The most respectable and accurate label in the Temple’s early years, even in California, was “church.” To most people, the California Temple remained a humanitarian, activist Christian church. The Pentecostal style of the services and the conventional religious trappings kept religious people in a familiar theological sphere while moving them in other directions. However, in terms of the intimacy among members, the Temple most closely resembled a utopian community. Like dozens of communal groups in the nineteenth and twentieth centuries, the Temple came to the West Coast to escape some perceived outside threat and persecution and harbored a self-righteous group mentality that raised natural barriers to outsiders.39
While he never publicly called his organization a cult, Jones, with his paranoid idiosyncratic personality, ventured toward the extremes of cultism—toward the pinnacle of human control. His extremist internal methods demanded secrecy and caution in recruiting, which doomed him to mediocrity in the numbers category. Yet in some sense, the personality cult surrounding Jones was similar to those around Dr. Martin Luther King, Malcolm X, Elvis Presley or John F. Kennedy. There was a sort of rock-star sex-object mentality, along with hero worship and a respect for his personal sacrifices as the ultimate socialist. In another sense, Jones’s exploitation of power carried the same scars as Hitler’s and Charles Manson’s—though on a much smaller scale than Hitler’s, on a different and less maniacal scale than Manson’s.40
In the end, Jones’s people were subjected unwittingly and gradually to sophisticated mind control and behavior-mo
dification techniques borrowed from postrevolutionary China, North Korea and perhaps from other cults. Though he had always been domineering, it is unlikely that Jones, a reader of books on psychology and mind control, would have arrived independently at common cult techniques, such as isolation of the recruit and renunciation of self, family and previously held values. Like the Temple, most cults set out unattainable goals such as heaven on earth, because attainment would leave the organization without a justification for its own existence. The cult really strives to preserve a state of mind with defendable borders. As in the Temple, most significant violations of the cult borders are defections by “traitors” and investigations by the outside “enemy.” And this alarmist view is promoted by the charismatic leader who constantly asks his followers to push a juggernaut of paranoia. There are no checks on him, for he defines reality and makes all rules. His power is so institutionalized that organizational contradictions go unchallenged. In the Temple, for instance, Jones promoted his infallibility while convincing his people that they could voice dissent. Each unchallenged contradiction in turn nourished the leader’s delusions of grandeur. Charismatic personalities such as Jones start viewing themselves as divine or as representatives of the divine, with the power to punish, instruct, command, reveal. Some seize power over life and death. In the Temple, Jones not only took divine powers but also allowed himself earthly privileges: typically, sexual gratification and, to a lesser extent, material things.

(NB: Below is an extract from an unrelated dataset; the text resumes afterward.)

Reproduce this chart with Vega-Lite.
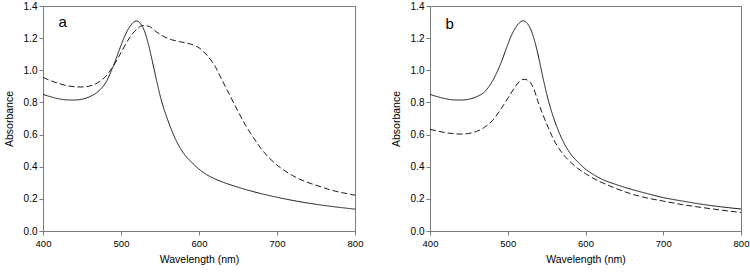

The Temple distinguished itself from most cults with its overtly political message. The church involved itself in political processes and formed political alliances, not just for the sake of expediency but also out of some real political sympathies. In the final analysis, the Temple did act most often—in the outside world—as a social movement, with a dual purpose of improving this world and aggrandizing the group. As the social direction of the Temple became more openly socialistic and communistic, it depended more upon the political world, in particular on the Left, for its identity and its protection.